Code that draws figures
--------

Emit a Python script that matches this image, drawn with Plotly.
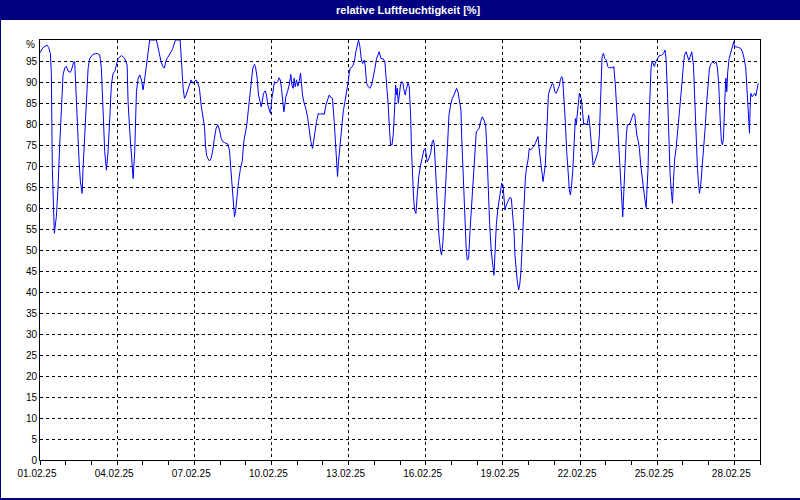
import pandas as pd
import plotly.graph_objects as go

# ---- data (hours since 01.02.2025 00:00, relative humidity in %) ----
hours = [
    0, 2.8, 6.6, 8.1, 9.7, 10.6, 11.5, 12.8, 13.4, 15.3, 16.8, 18.4, 20.0, 21.5, 23.1,
    24.6, 26.2, 28.4, 29.9, 31.5, 32.4, 33.3, 34.6, 36.5, 37.7, 39.3, 40.2, 41.7, 43.3, 44.9, 46.4,
    49.5, 53.3, 55.8, 57.3, 58.9, 60.4, 62.0, 63.5, 65.1, 66.6, 68.2, 69.8, 71.3,
    72.9, 76.0, 79.1, 81.3, 82.2, 83.8, 85.3, 86.9, 88.4, 90.0, 91.6, 93.1, 94.7,
    96.2, 97.8, 99.3, 100.9, 102.4, 108.7, 111.2, 113.0, 114.6, 116.1, 117.7, 119.3,
    120.8, 122.4, 123.9, 125.5, 126.4, 130.8, 131.7, 132.6, 133.6, 134.8, 136.4, 137.9, 139.5, 141.0, 142.6,
    144.2, 145.7, 147.3, 148.8, 150.4, 151.9, 153.5, 154.4, 155.4, 156.6, 158.2, 159.7, 161.3, 162.8, 164.4, 166.0,
    167.5, 169.1, 170.6, 172.2, 173.7, 175.3, 176.8, 178.4, 180.0, 180.9, 181.5, 182.5, 183.7, 185.3, 187.1, 188.7, 190.2,
    191.5, 193.0, 194.6, 195.8, 197.1, 198.6, 200.2, 201.1, 202.7, 203.9, 205.5, 206.4, 207.4, 208.6, 210.2, 211.4,
    212.6, 213.9, 215.1, 216.4, 217.6, 218.9, 220.4, 221.7, 223.2, 224.2, 225.4, 226.4, 227.6, 228.5, 229.5, 231.0,
    232.6, 234.1, 235.1, 236.3, 237.2, 238.2, 239.4, 240.7, 241.9, 243.2, 244.1, 245.0, 246.6, 248.1, 249.7, 251.3,
    252.8, 254.4, 255.3, 256.5, 258.1, 259.7, 261.5, 263.1, 265.3, 266.8, 268.4, 269.9, 271.5, 273.0, 274.6, 275.5,
    276.8, 277.7, 278.6, 279.9, 281.4, 283.0, 284.6, 286.1, 287.7, 288.6, 289.5, 291.7, 293.3, 294.8, 296.4, 297.3,
    298.6, 299.8, 301.1, 302.6, 303.5, 304.8, 306.4, 307.9, 309.5, 311.0, 312.6, 314.1, 315.7, 316.6, 318.2, 320.4,
    321.9, 323.5, 325.0, 326.3, 327.2, 328.5, 329.7, 331.3, 331.9, 332.8, 333.4, 334.4, 335.3, 336.5, 337.8, 338.7,
    339.7, 340.9, 342.1, 343.4, 344.6, 345.9, 346.8, 347.7, 348.7, 349.6, 350.9, 352.1, 353.7, 355.2, 356.8, 358.3,
    359.6, 360.5, 361.4, 363.0, 364.6, 366.1, 367.1, 368.0, 368.9, 369.9, 370.8, 372.3, 373.9, 374.8, 376.1, 377.6,
    379.2, 380.1, 381.7, 383.2, 384.8, 386.4, 387.9, 388.8, 390.1, 391.3, 392.9, 393.5, 394.8, 396.3, 397.9, 398.8,
    400.1, 401.3, 402.9, 404.4, 405.7, 407.2, 408.8, 410.0, 411.3, 412.8, 414.4, 415.9, 416.9, 418.1, 419.7, 421.2,
    422.5, 423.7, 424.6, 425.9, 427.4, 429.0, 429.9, 430.9, 432.1, 433.0, 434.0, 435.2, 436.8, 438.3, 439.9, 441.1,
    442.4, 443.3, 444.3, 445.5, 446.7, 447.7, 448.9, 449.9, 450.8, 451.7, 453.0, 454.2, 455.5, 456.7, 458.0, 459.2,
    460.8, 462.3, 463.9, 464.8, 466.0, 467.3, 468.5, 469.5, 470.4, 471.6, 472.6, 473.5, 474.5, 475.7, 477.3, 478.2,
    479.4, 480.4, 481.6, 482.9, 484.4, 485.7, 486.9, 487.8, 489.1, 490.3, 491.6, 492.8, 494.1, 495.0, 495.9, 497.2,
    498.4, 499.7, 500.6, 501.5, 502.5, 503.4, 504.3, 505.3, 506.5, 507.5, 508.7, 509.6, 510.9, 512.1, 513.1, 514.3,
    515.2, 516.2, 517.7, 519.3, 520.8, 522.1, 523.0, 523.6, 524.6, 525.8, 527.1, 528.6, 529.9, 531.4, 533.0, 534.5,
    535.5, 537.0, 538.6, 540.1, 541.4, 542.3, 543.3, 543.9, 544.5, 545.4, 546.4, 547.3, 548.2, 549.5, 551.0, 552.3,
    553.8, 555.1, 556.0, 557.0, 558.5, 559.4, 560.7, 561.6, 563.2, 564.4, 565.7, 566.6, 567.5, 568.5, 569.4, 570.3,
    571.3, 572.5, 573.4, 574.7, 576.2, 578.1, 580.3, 581.9, 583.4, 584.3, 585.6, 586.8, 588.1, 589.3, 590.3, 591.2,
    592.4, 593.7, 595.2, 596.8, 598.0, 599.3, 600.5, 601.5, 603.0, 604.3, 605.5, 606.8, 608.3, 609.9, 611.1, 612.4,
    613.6, 614.5, 615.5, 616.7, 618.0, 619.2, 620.8, 622.3, 623.6, 624.8, 626.4, 627.9, 629.5, 631.0, 632.3, 633.5,
    634.8, 636.0, 637.0, 637.9, 639.1, 640.1, 641.0, 641.9, 643.2, 644.7, 646.3, 647.5, 648.2, 649.7, 651.9, 654.1,
    655.6, 657.2, 658.7, 659.7, 660.6, 661.5, 662.2, 662.8, 663.4, 664.7, 665.9, 667.2, 668.1, 669.0, 670.3,
]
humidity = [
    97, 98.2, 98.8, 98.2, 96.8, 92, 69.4, 58.3, 54, 58, 64.7, 75, 85.3, 91.7, 93.4,
    93.7, 92.6, 92.3, 93.3, 94.8, 94.8, 89.3, 79.8, 71, 66.3, 63.5, 69.4, 77.4, 86.9, 93.3, 95.6,
    96.6, 96.8, 96.4, 93.3, 82.1, 73.4, 69, 73.4, 81.3, 89.3, 92.1, 92.5, 94,
    95.6, 96.3, 95.6, 94, 85.3, 78.2, 71.8, 67, 73.4, 87.7, 90.9, 91.7, 90.5,
    88.1, 90.9, 94, 98, 100, 100, 96.4, 94.8, 93.7, 93.3, 95.2, 95.8,
    96.4, 97.2, 98.0, 99.6, 100, 100, 96.4, 91.7, 88.5, 86.1, 86.9, 88.1, 89.7, 90.5, 89.7,
    90.1, 90.5, 89.7, 88.5, 84.5, 82.1, 79.4, 75, 72.6, 71.8, 71.2, 71.8, 73.8, 76.6, 79.0, 79.8,
    78.6, 76.6, 75.8, 75.6, 75.4, 75.2, 73.8, 68.7, 63.1, 59.1, 57.9, 59.1, 63.1, 66.3, 69.4, 71.0, 75.8,
    77.4, 79.8, 83.7, 86.9, 90.9, 93.3, 94.2, 93.7, 90.9, 86.9, 85.3, 84.1, 85.3, 87.3, 87.9, 86.9,
    84.5, 83.3, 82.5, 86.1, 88.5, 90.1, 89.7, 90.1, 91.0, 90.5, 88.5, 86.1, 82.9, 84.5, 86.5, 87.7,
    89.3, 91.8, 89.3, 88.5, 90.9, 88.9, 90.5, 89.0, 90.1, 92.1, 89.3, 86.9, 84.9, 83.7, 81.7, 78.2,
    75.8, 74.2, 75.8, 78.2, 80.6, 82.5, 82.3, 82.5, 82.3, 84.5, 86.1, 86.9, 86.3, 86.1, 80.6, 75.8,
    71.0, 67.5, 71.0, 75.0, 79.0, 82.9, 85.3, 87.3, 90.1, 92.1, 93.3, 93.7, 94.8, 97.2, 99.2, 100,
    98.4, 95.6, 94.4, 95.2, 94.0, 89.7, 88.9, 88.5, 89.3, 90.9, 93.3, 95.6, 96.8, 97.2, 95.6, 95.5,
    94.8, 90.1, 84.5, 78.2, 75.0, 75.0, 77.4, 85.3, 89.3, 86.9, 88.5, 84.9, 87.7, 89.3, 90.1, 89.7,
    88.1, 86.9, 88.5, 89.7, 89.0, 82.1, 73.4, 66.3, 62.3, 59.5, 58.7, 63.1, 67.9, 70.2, 72.2, 73.8,
    74.2, 72.2, 71.0, 71.8, 73.0, 75.8, 76.2, 75.0, 71.0, 66.3, 59.9, 53.6, 49.6, 48.8, 52.0, 60.7,
    69.4, 75.8, 82.1, 84.5, 86.1, 86.9, 88.1, 88.5, 87.7, 86.1, 83.3, 77.4, 67.9, 56.7, 49.6, 47.6,
    48.0, 54.4, 60.7, 67.9, 73.4, 78.2, 78.6, 79.0, 80.6, 81.7, 80.9, 79.8, 75.0, 66.3, 56.0, 49.6,
    46.4, 44.0, 48.8, 56.0, 59.9, 63.1, 65.1, 65.9, 65.5, 62.3, 59.5, 60.7, 61.9, 62.5, 62.3, 59.1,
    54.4, 48.8, 44.8, 42.5, 40.5, 41.7, 44.8, 50.4, 56.7, 62.3, 67.1, 69.8, 71.4, 74.2, 73.8, 74.2,
    74.6, 75.4, 76.6, 77.0, 73.8, 71.0, 68.7, 66.3, 67.9, 70.2, 75.8, 82.9, 86.9, 88.1, 88.9, 89.7,
    89.3, 87.7, 87.3, 88.1, 88.9, 90.5, 91.3, 90.9, 86.5, 80.6, 73.4, 67.5, 64.3, 63.1, 64.7, 68.7,
    75.0, 81.3, 80.1, 82.1, 85.3, 87.3, 86.5, 86.1, 82.5, 79.8, 80.2, 79.8, 80.2, 82.1, 79.8, 75.0,
    71.4, 70.2, 71.0, 72.2, 73.4, 77.4, 85.3, 91.7, 96.0, 96.8, 95.6, 95.2, 93.7, 93.3, 93.5, 93.3,
    93.7, 89.3, 82.1, 75.0, 67.9, 63.1, 59.9, 57.9, 61.5, 67.1, 72.6, 77.4, 79.8, 79.8, 80.4, 81.3,
    82.5, 82.1, 80.2, 77.4, 75.8, 74.2, 70.2, 67.9, 64.7, 62.3, 60.1, 64.7, 69.4, 81.3, 89.3, 93.3,
    95.0, 94.0, 93.7, 94.8, 95.6, 96.3, 96.4, 96.8, 97.6, 95.6, 87.7, 77.4, 67.9, 63.9, 61.1, 66.3,
    71.8, 74.2, 78.2, 82.1, 85.3, 90.1, 94.0, 96.4, 97.2, 96.4, 95.2, 96.0, 97.2, 94.0, 85.3, 76.6,
    69.4, 66.3, 63.5, 65.5, 69.4, 73.4, 79.0, 85.3, 90.1, 93.3, 94.4, 94.8, 94.4, 94.8, 93.3, 89.3,
    81.3, 75.8, 75.0, 76.6, 85.3, 90.9, 87.7, 92.5, 95.6, 97.2, 98.4, 99.6, 98.4, 98.4, 98.2, 98.0,
    97.2, 95.6, 93.3, 89.3, 85.3, 80.6, 77.8, 83.7, 87.3, 86.5, 86.9, 87.3, 86.7, 88.1, 89.7,
]
y_ticks = list(range(0, 100, 5))
title_text = "relative Luftfeuchtigkeit [%]"
start, end = "2025-02-01", "2025-03-01"

times = pd.Timestamp(start) + pd.to_timedelta(hours, unit="h")

NAVY = "#000080"
FONT = "Liberation Sans"

fig = go.Figure(go.Scatter(x=times, y=humidity, mode="lines",
                           line=dict(color="#0000ff", width=1),
                           hoverinfo="x+y", showlegend=False))

# pixel helpers for decoration outside plot area (plot area: x 40..760, y 40..460)
def px(xp):
    return (xp - 40) / 720

def py(yp):
    return (460 - yp) / 420

fig.update_layout(
    width=800, height=500, autosize=False,
    margin=dict(l=40, r=40, t=40, b=40, pad=0),
    paper_bgcolor="white", plot_bgcolor="white",
    font=dict(family=FONT, size=10, color="black"),
    shapes=[
        dict(type="rect", xref="paper", yref="paper", x0=px(0), x1=px(800), y0=py(20), y1=py(0),
             fillcolor=NAVY, line=dict(width=0), layer="below"),
        dict(type="line", xref="paper", yref="paper", x0=px(0.5), x1=px(0.5), y0=py(0), y1=py(500),
             line=dict(color=NAVY, width=1)),
        dict(type="line", xref="paper", yref="paper", x0=px(0), x1=px(800), y0=py(499), y1=py(499),
             line=dict(color=NAVY, width=2)),
    ],
    annotations=[
        dict(text="<b>" + title_text + "</b>", xref="paper", yref="paper", x=px(409), y=py(10),
             xanchor="center", yanchor="middle", showarrow=False,
             font=dict(family=FONT, size=11, color="white")),
        dict(text="%", xref="paper", yref="paper", x=0, y=1, xanchor="right", yanchor="middle",
             xshift=-3, yshift=-4, showarrow=False, font=dict(family=FONT, size=10, color="black")),
    ],
)

fig.update_xaxes(
    type="date", range=[start, end],
    tick0=start, dtick=3 * 86400000, tickformat="%d.%m.%y",
    ticks="outside", ticklen=4, tickcolor="black", tickwidth=1,
    showgrid=True, gridcolor="black", gridwidth=1, griddash="3px,3px",
    minor=dict(dtick=86400000, tick0=start, ticks="outside", ticklen=4, tickcolor="black", showgrid=False),
    showline=True, linecolor="black", linewidth=1, mirror=True,
    zeroline=False, layer="below traces", ticklabelshift=-3,
    tickfont=dict(family=FONT, size=10, color="black"),
)
fig.update_yaxes(
    range=[0, 100], tickmode="array", tickvals=y_ticks, ticktext=[str(v) for v in y_ticks],
    ticks="", showgrid=True, gridcolor="black", gridwidth=1, griddash="3px,3px",
    showline=True, linecolor="black", linewidth=1, mirror=True,
    zeroline=False, layer="below traces",
    tickfont=dict(family=FONT, size=10, color="black"),
)

fig.write_html("out.html", config={"displayModeBar": False},
               post_script="document.body.style.margin='0';document.body.style.overflow='hidden';")
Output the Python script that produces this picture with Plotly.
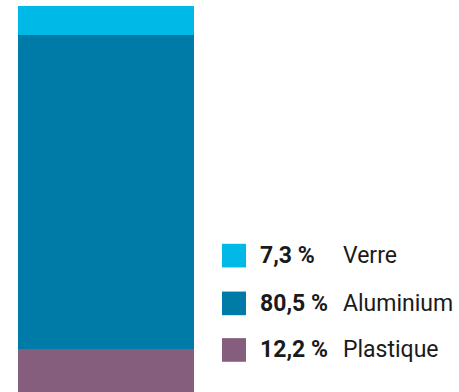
import plotly.graph_objects as go

# Parts de chaque matériau (en %), empilées de bas en haut
materials = ["Plastique", "Aluminium", "Verre"]
shares = [12.2, 80.5, 7.3]
colors = ["#845e7c", "#007ba8", "#00b9e6"]
share_labels = ["12,2 %", "80,5 %", "7,3 %"]

fig = go.Figure()
for name, val, col in zip(materials, shares, colors):
    fig.add_trace(go.Bar(x=[0], y=[val], name=name, marker=dict(color=col, line=dict(width=0)),
                         hoverinfo="skip", showlegend=False))

W, H = 459, 392
fig.update_layout(
    width=W, height=H, barmode="stack", bargap=0,
    margin=dict(l=0, r=0, t=6, b=0),
    plot_bgcolor="white", paper_bgcolor="white",
    xaxis=dict(domain=[18 / W, 194 / W], range=[-0.5, 0.5], visible=False, fixedrange=True),
    yaxis=dict(range=[1.2, 100], visible=False, fixedrange=True),
    font=dict(family="Roboto", color="#1a1a1a"),
)

# Légende personnalisée : carré de couleur, part en gras, nom du matériau
row_centers = [349.3, 302, 253.5]  # pixels depuis le haut
for name, lab, col, yc in zip(materials, share_labels, colors, row_centers):
    yp = 1 - yc / H
    fig.add_shape(type="rect", xref="paper", yref="paper",
                  x0=222 / W, x1=246 / W, y0=yp - 12 / H, y1=yp + 12 / H,
                  fillcolor=col, line=dict(width=0))
    fig.add_annotation(xref="paper", yref="paper", x=258 / W, y=yp, xanchor="left", yanchor="middle",
                       text=f"<b>{lab}</b>", showarrow=False, font=dict(size=23, color="#1a1a1a"))
    fig.add_annotation(xref="paper", yref="paper", x=341 / W, y=yp, xanchor="left", yanchor="middle",
                       text=name, showarrow=False, font=dict(size=23, color="#1a1a1a"))

fig.write_html("out.html")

--------

DESCRIPTION OF THE TASK => Pictures excluded, copy exactly the lines running from the one with "Output the Python" through the last line of the material.

SOLUTION FOR THIS PROBLEM =>
Output the Python script that produces this picture with Plotly.
import plotly.graph_objects as go

# Parts de chaque matériau (en %), empilées de bas en haut
materials = ["Plastique", "Aluminium", "Verre"]
shares = [12.2, 80.5, 7.3]
colors = ["#845e7c", "#007ba8", "#00b9e6"]
share_labels = ["12,2 %", "80,5 %", "7,3 %"]

fig = go.Figure()
for name, val, col in zip(materials, shares, colors):
    fig.add_trace(go.Bar(x=[0], y=[val], name=name, marker=dict(color=col, line=dict(width=0)),
                         hoverinfo="skip", showlegend=False))

W, H = 459, 392
fig.update_layout(
    width=W, height=H, barmode="stack", bargap=0,
    margin=dict(l=0, r=0, t=6, b=0),
    plot_bgcolor="white", paper_bgcolor="white",
    xaxis=dict(domain=[18 / W, 194 / W], range=[-0.5, 0.5], visible=False, fixedrange=True),
    yaxis=dict(range=[1.2, 100], visible=False, fixedrange=True),
    font=dict(family="Roboto", color="#1a1a1a"),
)

# Légende personnalisée : carré de couleur, part en gras, nom du matériau
row_centers = [349.3, 302, 253.5]  # pixels depuis le haut
for name, lab, col, yc in zip(materials, share_labels, colors, row_centers):
    yp = 1 - yc / H
    fig.add_shape(type="rect", xref="paper", yref="paper",
                  x0=222 / W, x1=246 / W, y0=yp - 12 / H, y1=yp + 12 / H,
                  fillcolor=col, line=dict(width=0))
    fig.add_annotation(xref="paper", yref="paper", x=258 / W, y=yp, xanchor="left", yanchor="middle",
                       text=f"<b>{lab}</b>", showarrow=False, font=dict(size=23, color="#1a1a1a"))
    fig.add_annotation(xref="paper", yref="paper", x=341 / W, y=yp, xanchor="left", yanchor="middle",
                       text=name, showarrow=False, font=dict(size=23, color="#1a1a1a"))

fig.write_html("out.html")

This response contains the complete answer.